▶ Data shown
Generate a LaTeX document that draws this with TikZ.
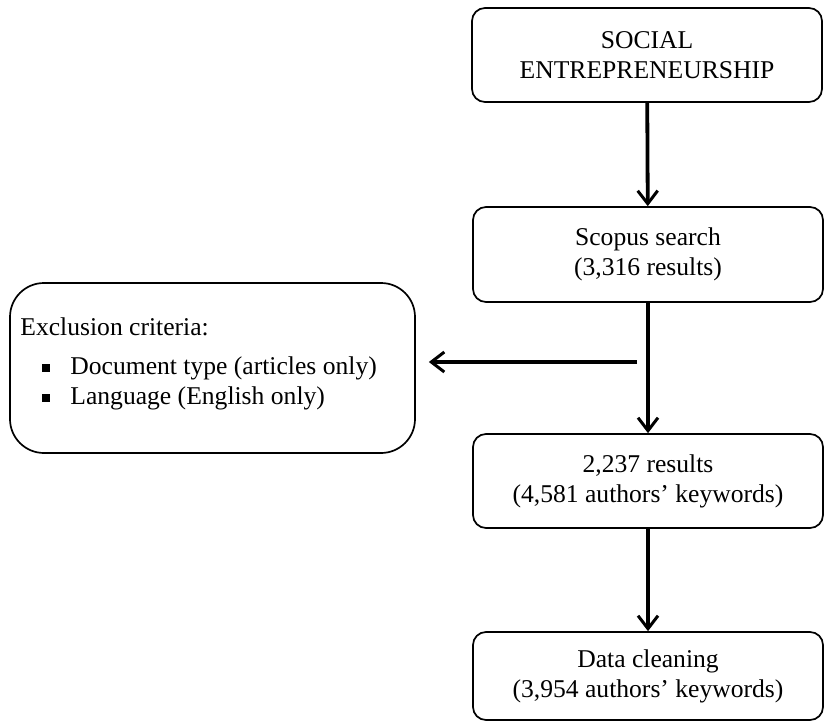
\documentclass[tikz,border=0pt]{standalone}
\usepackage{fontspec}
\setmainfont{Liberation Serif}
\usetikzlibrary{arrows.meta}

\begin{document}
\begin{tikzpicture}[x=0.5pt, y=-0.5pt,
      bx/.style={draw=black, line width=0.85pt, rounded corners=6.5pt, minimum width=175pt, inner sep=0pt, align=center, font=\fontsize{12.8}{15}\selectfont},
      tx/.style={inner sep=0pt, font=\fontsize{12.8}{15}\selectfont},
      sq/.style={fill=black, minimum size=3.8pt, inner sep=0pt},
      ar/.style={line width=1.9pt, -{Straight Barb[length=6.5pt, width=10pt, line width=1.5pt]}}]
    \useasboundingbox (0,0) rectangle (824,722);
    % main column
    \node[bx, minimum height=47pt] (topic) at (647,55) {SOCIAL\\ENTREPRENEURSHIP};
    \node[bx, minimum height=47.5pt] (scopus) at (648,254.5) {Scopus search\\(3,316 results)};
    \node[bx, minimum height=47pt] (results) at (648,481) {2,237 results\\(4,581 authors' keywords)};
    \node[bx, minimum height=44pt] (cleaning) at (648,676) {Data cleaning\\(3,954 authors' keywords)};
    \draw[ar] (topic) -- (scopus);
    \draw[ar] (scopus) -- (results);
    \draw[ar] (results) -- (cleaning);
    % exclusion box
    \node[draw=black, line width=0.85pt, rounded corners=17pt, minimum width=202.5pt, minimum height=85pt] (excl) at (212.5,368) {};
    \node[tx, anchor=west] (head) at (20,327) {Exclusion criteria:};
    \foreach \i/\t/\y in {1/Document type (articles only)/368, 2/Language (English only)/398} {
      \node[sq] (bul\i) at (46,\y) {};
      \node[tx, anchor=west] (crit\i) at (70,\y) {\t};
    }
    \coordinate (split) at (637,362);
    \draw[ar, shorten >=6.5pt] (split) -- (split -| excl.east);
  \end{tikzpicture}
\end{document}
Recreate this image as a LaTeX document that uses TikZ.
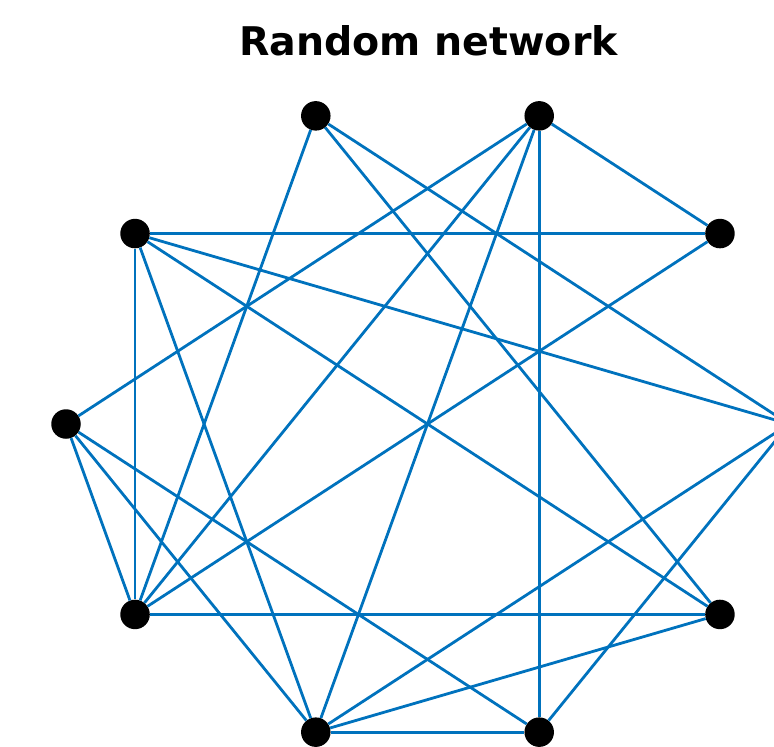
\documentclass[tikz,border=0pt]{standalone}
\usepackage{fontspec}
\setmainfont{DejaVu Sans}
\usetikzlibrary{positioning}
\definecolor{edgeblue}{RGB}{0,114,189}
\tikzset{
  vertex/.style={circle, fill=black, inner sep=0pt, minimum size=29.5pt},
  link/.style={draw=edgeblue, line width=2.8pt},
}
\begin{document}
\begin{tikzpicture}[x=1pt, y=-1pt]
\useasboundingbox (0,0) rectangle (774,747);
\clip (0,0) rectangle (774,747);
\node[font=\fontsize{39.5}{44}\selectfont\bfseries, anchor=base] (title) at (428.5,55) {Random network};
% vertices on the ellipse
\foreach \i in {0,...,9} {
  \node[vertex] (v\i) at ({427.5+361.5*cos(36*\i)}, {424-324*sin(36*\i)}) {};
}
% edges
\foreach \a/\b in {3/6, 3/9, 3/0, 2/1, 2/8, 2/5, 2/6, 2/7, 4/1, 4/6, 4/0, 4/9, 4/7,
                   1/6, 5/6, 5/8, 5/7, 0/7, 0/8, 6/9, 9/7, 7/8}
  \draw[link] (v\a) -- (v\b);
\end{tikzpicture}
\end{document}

▶ What to produce
Quote the material above exactly, from the line holding "Recreate this image" through its last line, including both. Omit the pictures.

▶ Answer for this exercise
Recreate this image as a LaTeX document that uses TikZ.
\documentclass[tikz,border=0pt]{standalone}
\usepackage{fontspec}
\setmainfont{DejaVu Sans}
\usetikzlibrary{positioning}
\definecolor{edgeblue}{RGB}{0,114,189}
\tikzset{
  vertex/.style={circle, fill=black, inner sep=0pt, minimum size=29.5pt},
  link/.style={draw=edgeblue, line width=2.8pt},
}
\begin{document}
\begin{tikzpicture}[x=1pt, y=-1pt]
\useasboundingbox (0,0) rectangle (774,747);
\clip (0,0) rectangle (774,747);
\node[font=\fontsize{39.5}{44}\selectfont\bfseries, anchor=base] (title) at (428.5,55) {Random network};
% vertices on the ellipse
\foreach \i in {0,...,9} {
  \node[vertex] (v\i) at ({427.5+361.5*cos(36*\i)}, {424-324*sin(36*\i)}) {};
}
% edges
\foreach \a/\b in {3/6, 3/9, 3/0, 2/1, 2/8, 2/5, 2/6, 2/7, 4/1, 4/6, 4/0, 4/9, 4/7,
                   1/6, 5/6, 5/8, 5/7, 0/7, 0/8, 6/9, 9/7, 7/8}
  \draw[link] (v\a) -- (v\b);
\end{tikzpicture}
\end{document}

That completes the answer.